Data Quality Monitoring
Ongoing monitoring of data quality by comparing incoming data against baseline or expected patterns. Run evaluations periodically and track scores over time to catch regressions.
from stickler import StructuredModel, ComparableField
from stickler.comparators import ExactComparator, NumericComparator, LevenshteinComparator
class CustomerRecord(StructuredModel):
customer_id: str = ComparableField(
comparator=ExactComparator(), weight=3.0, threshold=1.0
)
full_name: str = ComparableField(
comparator=LevenshteinComparator(), weight=1.5, threshold=0.85
)
account_balance: float = ComparableField(
comparator=NumericComparator(tolerance=0.01), weight=2.0
)
status: str = ComparableField(
comparator=ExactComparator(), weight=2.0, threshold=1.0
)
Combine with BulkStructuredModelEvaluator and save_metrics() to produce evaluation reports. Compare metrics across runs to detect data quality drift. See Bulk Evaluation for batch processing patterns.

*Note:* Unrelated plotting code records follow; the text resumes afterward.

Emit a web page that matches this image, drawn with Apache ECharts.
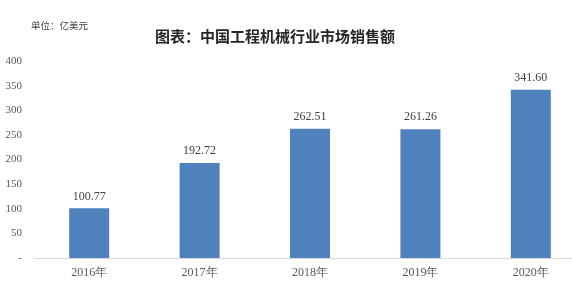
<!DOCTYPE html>
<html><head><meta charset="utf-8">
<script src="https://cdn.jsdelivr.net/npm/echarts@6/dist/echarts.min.js"></script>
<style>html,body{margin:0;padding:0;background:#fff}#c{width:572px;height:292px}</style>
</head><body><div id="c"></div>
<script>
var categories = ['2016年','2017年','2018年','2019年','2020年'];
var sales = [100.77, 192.72, 262.51, 261.26, 341.60];
var yTicks = [0, 50, 100, 150, 200, 250, 300, 350, 400];

var chart = echarts.init(document.getElementById('c'));
chart.setOption({
  animation: false,
  backgroundColor: '#fff',
  title: [
    {text: '图表：中国工程机械行业市场销售额', left: 270, top: 24, textAlign: 'center',
     textStyle: {fontFamily: 'Noto Sans CJK SC', fontWeight: 'bold', fontSize: 15, color: '#262626'}},
    {text: '单位：亿美元', left: 26, top: 16,
     textStyle: {fontFamily: 'Noto Sans CJK SC', fontWeight: 'normal', fontSize: 9.5, color: '#404040'}}
  ],
  grid: {left: 34, width: 552, top: 61, height: 197, outerBoundsMode: 'none', containLabel: false},
  xAxis: {
    type: 'category', data: categories,
    axisLine: {lineStyle: {color: '#d9d9d9', width: 1}},
    axisTick: {show: false},
    axisLabel: {fontFamily: 'Liberation Serif', fontSize: 12, color: '#595959', margin: 9}
  },
  yAxis: {
    type: 'value', min: yTicks[0], max: yTicks[yTicks.length-1], interval: 50,
    axisLine: {show: false}, axisTick: {show: false}, splitLine: {show: false},
    axisLabel: {fontFamily: 'Liberation Serif', fontSize: 11, color: '#595959', margin: 12,
      formatter: function(v){ return v === 0 ? '-' : String(v); }}
  },
  series: [{
    type: 'bar', data: sales, barWidth: 40,
    itemStyle: {color: '#4F81BD'},
    label: {show: true, position: 'top', distance: 6, fontFamily: 'Liberation Serif', fontSize: 12, color: '#404040',
      formatter: function(p){ return p.value.toFixed(2); }}
  }]
});
</script></body></html>
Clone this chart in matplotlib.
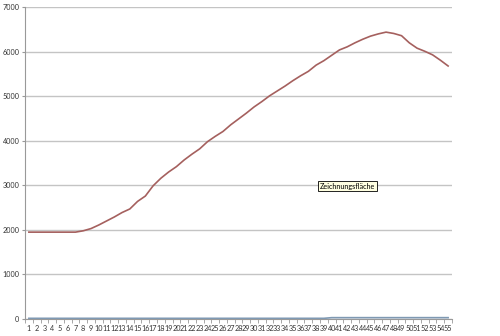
import matplotlib
matplotlib.use("Agg")
import matplotlib.pyplot as plt
import numpy as np

categories = [str(i) for i in range(1, 56)]
series_red = [1950, 1950, 1950, 1950, 1950, 1950, 1950, 1980, 2030, 2110,
              2200, 2290, 2390, 2470, 2640, 2760, 2990, 3160, 3300, 3420,
              3570, 3700, 3820, 3980, 4100, 4210, 4360, 4490, 4620, 4760,
              4880, 5010, 5120, 5230, 5350, 5460, 5560, 5700, 5800, 5920,
              6040, 6110, 6200, 6280, 6350, 6400, 6440, 6410, 6360, 6200,
              6080, 6010, 5930, 5810, 5680]
series_blue = [15] * 39 + [30] * 16
y_ticks = [0, 1000, 2000, 3000, 4000, 5000, 6000, 7000]

plt.rcParams['font.family'] = ['Lato', 'DejaVu Sans']

fig = plt.figure(figsize=(5, 3.36), dpi=100)
ax = fig.add_axes([0.05, 0.0506, 0.854, 0.928])

x = np.arange(1, len(categories) + 1)
ax.plot(x, series_blue, color='#7f99b3', lw=1.2, zorder=3)
ax.plot(x, series_red, color='#a5605e', lw=1.2, zorder=3)

ax.set_xlim(0.5, len(categories) + 0.5)
ax.set_ylim(0, 7000)
ax.set_yticks(y_ticks)
ax.set_yticklabels([str(v) for v in y_ticks], fontsize=5.2, color='#333333')
ax.set_xticks(x)
ax.set_xticklabels(categories, fontsize=5.2, color='#333333')
ax.set_xticks(np.arange(0.5, len(categories) + 1, 1), minor=True)
ax.tick_params(axis='x', which='major', length=0, pad=4)
ax.tick_params(axis='x', which='minor', length=3, color='#999999', direction='out')
ax.tick_params(axis='y', which='major', length=2.5, color='#999999', pad=1.5)

ax.grid(axis='y', color='#c4c4c4', lw=1.0, zorder=0)
for s in ['top', 'right']:
    ax.spines[s].set_visible(False)
for s in ['left', 'bottom']:
    ax.spines[s].set_color('#999999')
    ax.spines[s].set_linewidth(0.8)

ax.text(0.695, 0.446, 'Zeichnungsfläche', transform=fig.transFigure,
        fontsize=5.2, color='black', ha='center', va='center',
        bbox=dict(boxstyle='square,pad=0.25', fc='#ffffe1', ec='black', lw=0.6))

fig.savefig('out.png', dpi=100)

Choosing the Right Pattern
| Use Case | Primary Comparators | Key Consideration |
|---|---|---|
| Document Extraction | Exact, Numeric, Levenshtein, Fuzzy | Weight fields by business impact |
| OCR Evaluation | Levenshtein | Character-level accuracy matters |
| Entity Extraction | Exact, Levenshtein | Entity type must be exact; names can be lenient |
| ML Model Evaluation | Exact, Numeric | Use confusion matrix for classification metrics |
| ETL Validation | Exact, Numeric | Tight tolerances for deterministic pipelines |
| Data Quality Monitoring | Exact, Numeric, Levenshtein | Track scores over time to detect drift |
For all use cases, BulkStructuredModelEvaluator is the recommended way to evaluate a test set. Define your StructuredModel, choose comparators based on field semantics, set thresholds and weights based on business impact, and use BulkStructuredModelEvaluator for production evaluation. See Bulk Evaluation for the full guide and Best Practices for guidance on threshold tuning and weight assignment.